Passend zur bevorstehenden Kometenlandung der Rosetta-Mission gibt es heute in meiner Serie mit Fragen zur Astronomie eine typische Kometenfrage. Wenn ich in meinen Vorträgen über Asteroide, Kometen und andere Kleinkörper im Weltall spreche, dann werde ich sehr oft gefragt, ob es auf diesen winzigen Himmelsobjekten überhaupt Gravitation gibt. Ob man dort landen kann – oder gar herum laufen, wie man es in manchen Science-Fiction-Filmen sieht. Wie sieht es also aus: Hat ein Komet Schwerkraft? Könnte man dort herum laufen?
Natürlich hat ein Komet seine eigene Gravitation. Alles mit Masse übt eine Schwerkraft auf alles andere mit Masse aus. Das gilt nicht nur für Himmelskörper, sondern für jedes Objekt. Jeder Mensch beispielsweise übt auf jeden anderen Menschen eine gravitative Anziehungskraft aus. Die ist allerdings so gering, dass man davon nichts merkt. Die Gravitation ist eine sehr schwache Kraft und es braucht schon sehr viel Masse, damit man etwas davon spürt.
Der Komet 67P/Tschurjumow-Gerasimenko, auf dem die Raumsonde Philae am 12. November 2014 landen will, hat eine Masse von etwa 3 Billionen Kilogramm. Das ist ziemlich viel, aber verschwindend gering im Vergleich zu den 6 Quadrillionen Kilogramm der Masse unserer Erde. Die Landeeinheit Philae wiegt auf der Erde ungefähr 100 Kilogramm. Auf der Oberfläche des Kometen bringt die Sonde allerdings wegen der dort viel geringeren Anziehungskraft nur ein Gewicht von einem Gramm auf die Waage. Es gibt eine Schwerkraft auf dem Kometen, aber sie ist hunderttausend Mal schwächer als hier bei uns und das macht die Landung entsprechend kompliziert.

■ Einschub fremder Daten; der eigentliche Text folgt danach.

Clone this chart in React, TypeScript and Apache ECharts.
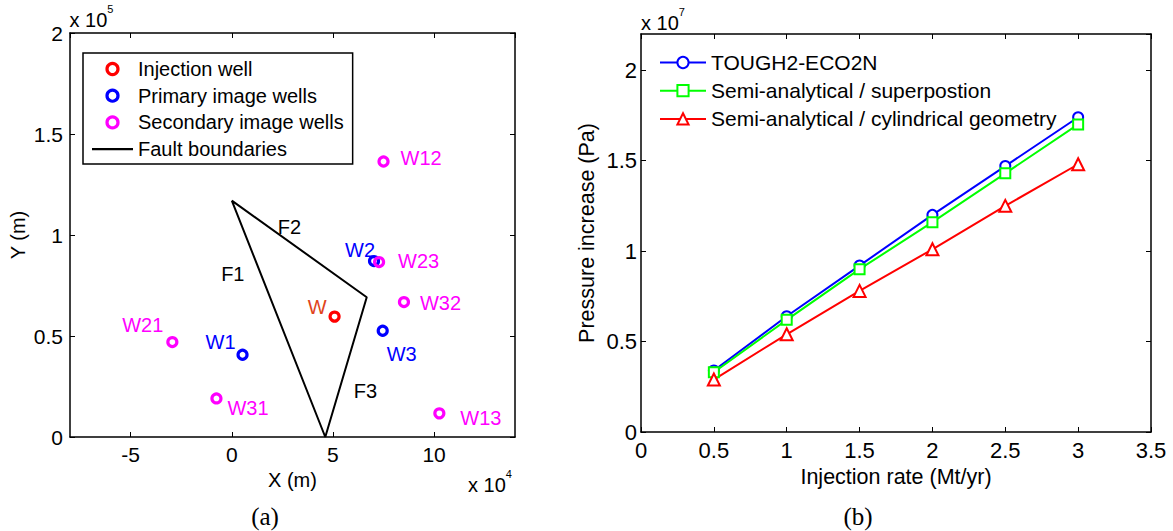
import React, { useEffect, useRef } from 'react';
import * as echarts from 'echarts';

const FONT = '"Liberation Sans", Arial, Helvetica, sans-serif';
const SERIF = '"Liberation Serif", "Times New Roman", serif';

// ---------- Panel (a): x in 1e4 m, y in 1e5 m ----------
const injectionWells: [string, number, number][] = [['W', 5.08, 0.596]];
const primaryImageWells: [string, number, number][] = [
  ['W1', 0.53, 0.407],
  ['W2', 7.03, 0.871],
  ['W3', 7.46, 0.526],
];
const secondaryImageWells: [string, number, number][] = [
  ['W12', 7.5, 1.364],
  ['W13', 10.26, 0.117],
  ['W21', -2.94, 0.47],
  ['W23', 7.28, 0.866],
  ['W31', -0.76, 0.191],
  ['W32', 8.51, 0.668],
];
const faultVertices: [number, number][] = [
  [0, 1.17],
  [6.67, 0.692],
  [4.62, 0],
  [0, 1.17],
];
const faultNames: [string, number, number][] = [
  ['F1', 0.05, 0.807],
  ['F2', 2.85, 1.04],
  ['F3', 6.61, 0.229],
];
const legendA = ['Injection well', 'Primary image wells', 'Secondary image wells', 'Fault boundaries'];

// ---------- Panel (b): pressure in 1e7 Pa ----------
const injectionRates = [0.5, 1, 1.5, 2, 2.5, 3];
const toughPressure = [0.34, 0.64, 0.92, 1.2, 1.47, 1.74];
const superpositionPressure = [0.33, 0.62, 0.9, 1.16, 1.43, 1.7];
const cylindricalPressure = [0.29, 0.54, 0.78, 1.01, 1.25, 1.48];
const legendB = [
  'TOUGH2-ECO2N',
  'Semi-analytical / superpostion',
  'Semi-analytical / cylindrical geometry',
];

// label placement (style only)
const wellLabelPlacement: Record<string, { align: 'left' | 'right'; dx: number; dy: number }> = {
  W: { align: 'right', dx: -8, dy: -10 },
  W1: { align: 'right', dx: -7, dy: -13 },
  W2: { align: 'right', dx: 1, dy: -11 },
  W3: { align: 'left', dx: 4, dy: 23 },
  W12: { align: 'left', dx: 17, dy: -3 },
  W13: { align: 'left', dx: 21, dy: 5 },
  W21: { align: 'right', dx: -9, dy: -17 },
  W23: { align: 'left', dx: 19, dy: -1 },
  W31: { align: 'left', dx: 11, dy: 10 },
  W32: { align: 'left', dx: 16, dy: 1 },
};

const RED = '#ff0000';
const BLUE = '#0000ff';
const MAGENTA = '#ff00ff';
const GREEN = '#00ff00';
const W_TEXT = '#e0441c';

function wellData(list: [string, number, number][], textColor: string) {
  return list.map(([name, x, y]) => {
    const p = wellLabelPlacement[name];
    return {
      name,
      value: [x, y],
      label: {
        show: true,
        formatter: name,
        position: 'inside',
        align: p.align,
        verticalAlign: 'middle',
        offset: [p.dx, p.dy],
        color: textColor,
        fontSize: 20,
        fontFamily: FONT,
      },
    };
  });
}

const ringStyle = (c: string) => ({ color: 'rgba(0,0,0,0)', borderColor: c, borderWidth: 3.2, opacity: 1 });

const axisLine = { show: true, onZero: false, lineStyle: { color: '#000', width: 1.5 } };
const axisTick = { show: true, inside: true, length: 5, lineStyle: { color: '#000', width: 1 } };
const labelTextA = { color: '#000', fontSize: 21, fontFamily: FONT };
const labelTextB = { color: '#000', fontSize: 22, fontFamily: FONT };
const nameTextA = { color: '#000', fontSize: 20, fontFamily: FONT };
const nameTextB = { color: '#000', fontSize: 21.5, fontFamily: FONT };

const supRich = {
  b: { fontSize: 20, fontFamily: FONT, lineHeight: 34, fill: '#000' },
  s: { fontSize: 11, fontFamily: FONT, verticalAlign: 'top', fill: '#000' },
};

function buildOption(): any {
  return {
    animation: false,
    backgroundColor: '#fff',
    grid: [
      { left: 70, top: 33, width: 445, height: 404 },
      { left: 641, top: 34, width: 510, height: 398 },
    ],
    xAxis: [
      {
        gridIndex: 0, type: 'value', min: -8, max: 14, splitNumber: 5, position: 'bottom',
        axisLine, axisTick, splitLine: { show: false },
        axisLabel: { ...labelTextA, margin: 7, showMinLabel: false, showMaxLabel: false },
        name: 'X (m)', nameLocation: 'middle', nameGap: 30, nameTextStyle: nameTextA,
      },
      {
        gridIndex: 0, type: 'value', min: -8, max: 14, splitNumber: 5, position: 'top',
        axisLine, axisTick, splitLine: { show: false }, axisLabel: { show: false },
      },
      {
        gridIndex: 1, type: 'value', min: 0, max: 3.5, interval: 0.5, position: 'bottom',
        axisLine, axisTick, splitLine: { show: false },
        axisLabel: { ...labelTextB, margin: 7 },
        name: 'Injection rate (Mt/yr)', nameLocation: 'middle', nameGap: 32, nameTextStyle: nameTextB,
      },
      {
        gridIndex: 1, type: 'value', min: 0, max: 3.5, interval: 0.5, position: 'top',
        axisLine, axisTick, splitLine: { show: false }, axisLabel: { show: false },
      },
    ],
    yAxis: [
      {
        gridIndex: 0, type: 'value', min: 0, max: 2, interval: 0.5, position: 'left',
        axisLine, axisTick, splitLine: { show: false },
        axisLabel: { ...labelTextA, margin: 7 },
        name: 'Y (m)', nameLocation: 'middle', nameGap: 42, nameTextStyle: nameTextA,
      },
      {
        gridIndex: 0, type: 'value', min: 0, max: 2, interval: 0.5, position: 'right',
        axisLine, axisTick, splitLine: { show: false }, axisLabel: { show: false },
      },
      {
        gridIndex: 1, type: 'value', min: 0, max: 2.2, interval: 0.5, position: 'left',
        axisLine, axisTick, splitLine: { show: false },
        axisLabel: { ...labelTextB, margin: 4, showMaxLabel: false },
        name: 'Pressure increase (Pa)', nameLocation: 'middle', nameGap: 43, nameTextStyle: nameTextB,
      },
      {
        gridIndex: 1, type: 'value', min: 0, max: 2.2, interval: 0.5, position: 'right',
        axisLine, axisTick, splitLine: { show: false }, axisLabel: { show: false },
      },
    ],
    legend: [
      {
        data: legendA.map((n, i) =>
          i < 3
            ? { name: n, itemStyle: ringStyle([RED, BLUE, MAGENTA][i]) }
            : { name: n, icon: 'path://M0,0 L20,0 L20,1 L0,1 Z', itemStyle: { color: '#000' } },
        ),
        orient: 'vertical',
        left: 83,
        top: 53,
        padding: [6, 9, 5, 9],
        borderColor: '#000',
        borderWidth: 1.5,
        backgroundColor: '#fff',
        itemGap: 6.7,
        itemWidth: 41,
        itemHeight: 11,
        textStyle: { color: '#000', fontSize: 20, fontFamily: FONT, lineHeight: 20 },
        selectedMode: false,
      },
      {
        data: legendB,
        orient: 'vertical',
        left: 659,
        top: 52,
        padding: 0,
        itemGap: 7.2,
        itemWidth: 46,
        itemHeight: 14,
        textStyle: { color: '#000', fontSize: 21, fontFamily: FONT, lineHeight: 20 },
        selectedMode: false,
      },
    ],
    series: [
      {
        name: 'Fault boundaries', type: 'line', xAxisIndex: 0, yAxisIndex: 0,
        data: faultVertices, symbol: 'none', silent: true,
        lineStyle: { color: '#000', width: 2 }, itemStyle: { color: '#000' },
      },
      {
        name: 'Fault labels', type: 'scatter', xAxisIndex: 0, yAxisIndex: 0, silent: true,
        symbolSize: 1, itemStyle: { color: 'rgba(0,0,0,0)', opacity: 1 },
        data: faultNames.map(([n, x, y]) => ({
          name: n, value: [x, y],
          label: { show: true, formatter: n, position: 'inside', color: '#000', fontSize: 20, fontFamily: FONT },
        })),
      },
      {
        name: 'Injection well', type: 'scatter', xAxisIndex: 0, yAxisIndex: 0, silent: true,
        symbol: 'circle', symbolSize: 9, itemStyle: ringStyle(RED),
        data: wellData(injectionWells, W_TEXT),
      },
      {
        name: 'Primary image wells', type: 'scatter', xAxisIndex: 0, yAxisIndex: 0, silent: true,
        symbol: 'circle', symbolSize: 9, itemStyle: ringStyle(BLUE),
        data: wellData(primaryImageWells, BLUE),
      },
      {
        name: 'Secondary image wells', type: 'scatter', xAxisIndex: 0, yAxisIndex: 0, silent: true,
        symbol: 'circle', symbolSize: 9, itemStyle: ringStyle(MAGENTA),
        data: wellData(secondaryImageWells, MAGENTA),
      },
      {
        name: legendB[0], type: 'line', xAxisIndex: 2, yAxisIndex: 2, silent: true,
        data: injectionRates.map((x, i) => [x, toughPressure[i]]),
        symbol: 'emptyCircle', symbolSize: 10, showAllSymbol: true,
        lineStyle: { color: BLUE, width: 2 }, itemStyle: { color: BLUE, borderWidth: 1.5 },
      },
      {
        name: legendB[1], type: 'line', xAxisIndex: 2, yAxisIndex: 2, silent: true,
        data: injectionRates.map((x, i) => [x, superpositionPressure[i]]),
        symbol: 'emptyRect', symbolSize: 10, showAllSymbol: true,
        lineStyle: { color: GREEN, width: 2 }, itemStyle: { color: GREEN, borderWidth: 1.5 },
      },
      {
        name: legendB[2], type: 'line', xAxisIndex: 2, yAxisIndex: 2, silent: true,
        data: injectionRates.map((x, i) => [x, cylindricalPressure[i]]),
        symbol: 'emptyTriangle', symbolSize: 12, showAllSymbol: true,
        lineStyle: { color: RED, width: 2 }, itemStyle: { color: RED, borderWidth: 1.5 },
      },
    ],
    graphic: [
      {
        type: 'text', x: 69.5, y: 3,
        style: { text: '{b|x 10}{s|5}', verticalAlign: 'top', align: 'left', rich: supRich },
      },
      {
        type: 'text', x: 468, y: 468,
        style: { text: '{b|x 10}{s|4}', verticalAlign: 'top', align: 'left', rich: supRich },
      },
      {
        type: 'text', x: 641, y: 6,
        style: { text: '{b|x 10}{s|7}', verticalAlign: 'top', align: 'left', rich: supRich },
      },
      {
        type: 'text', x: 265, y: 516,
        style: { text: '(a)', font: `25px ${SERIF}`, align: 'center', verticalAlign: 'middle', fill: '#000' },
      },
      {
        type: 'text', x: 858, y: 516,
        style: { text: '(b)', font: `25px ${SERIF}`, align: 'center', verticalAlign: 'middle', fill: '#000' },
      },
    ],
  };
}

export default function App() {
  const ref = useRef<HTMLDivElement>(null);
  useEffect(() => {
    if (!ref.current) return;
    const chart = echarts.init(ref.current, undefined, { renderer: 'svg' });
    chart.setOption(buildOption());
    return () => chart.dispose();
  }, []);
  return (
    <div
      ref={ref}
      style={{ position: 'fixed', left: 0, top: 0, width: 1173, height: 531, background: '#fff' }}
    />
  );
}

Philae hat deswegen auch Harpunen mit an Bord, die dabei helfen sollen, sich am Kometen festzuhalten und zusätzlich noch ein paar dicke Schrauben, mit denen sie sich nach der Landung im Boden verankern will. Einmal gelandet wird Philae sich dann nicht mehr bewegen und immer an der gleichen Stelle die geplanten Messungen durchführen. Aber wären auch Menschen mit an Bord, müssten sie vorsichtig sein. Man könnte vermutlich sogar auf der Oberfläche des Kometen gehen. Aber es wäre sehr, sehr schwierig. Natürlich hätte man einen dicken Raumanzug an und könnte schon deswegen nicht einfach so gemütlich über den kleinen Himmelskörper spazieren. Man müsste sich vermutlich hüpfend fortbewegen, so wie es auch die Astronauten auf dem Mond getan haben. Aber was auf dem Mond noch recht einfach war, kann auf Rosettas Komet kritisch werden. Wegen der geringen Schwerkraft ist es sehr einfach, seinen Einflussbereich zu verlassen und ins All zu entkommen. Die Geschwindigkeit, die nötig ist, um sich von seiner Anziehungskraft an der Oberfläche zu lösen, beträgt nur 1,6 Kilometer pro Stunde!
Ein Astronaut könnte also einfach vom Kometen ins All springen und wenn er sich hüpfend fortbewegen will, müsste das sehr vorsichtig geschehen (wie der Physiker Rhett Allain hier vorrechnet). Kleine Sprünge mit einer Geschwindigkeit von etwa einem Zentimeter pro Sekunde bringen einen auf der Oberfläche des Kometen 1,23 Meter weit und es dauert fast 4 Minuten, bis man nach dem Absprung wieder gelandet ist. Die Fortbewegung auf dem Kometen wäre also eine ziemlich mühsame Sache.
Man darf auch einen zweiten Aspekt nicht vernachlässigen. Die Richtung, in man von der Schwerkraft gezogen wird muss auf der Oberfläche eines Kometen (oder Asteroiden) nicht unbedingt “unten” sein. Das ist auf der Erde so, denn die Erde ist annähernd kugelförmig und in erster Näherung ist unter und um uns deswegen immer gleich viel Masse. Aber kleinere Himmelskörper sind nicht rund. Und sie sind es gerade wegen ihrer geringen Masse und Schwerkraft nicht! Ab einer gewissen Größe ist die Eigengravitation eines Objekts so stark, dass es unter seinem eigenen Gewicht in sich zusammenfällt und dabei eine runde Form annimmt. Ist die Schwerkraft zu schwach, passiert das nicht und man bekommt Himmelskörper die so unregelmäßig geformt sind wie 67P/Tschurjumow-Gerasimenko.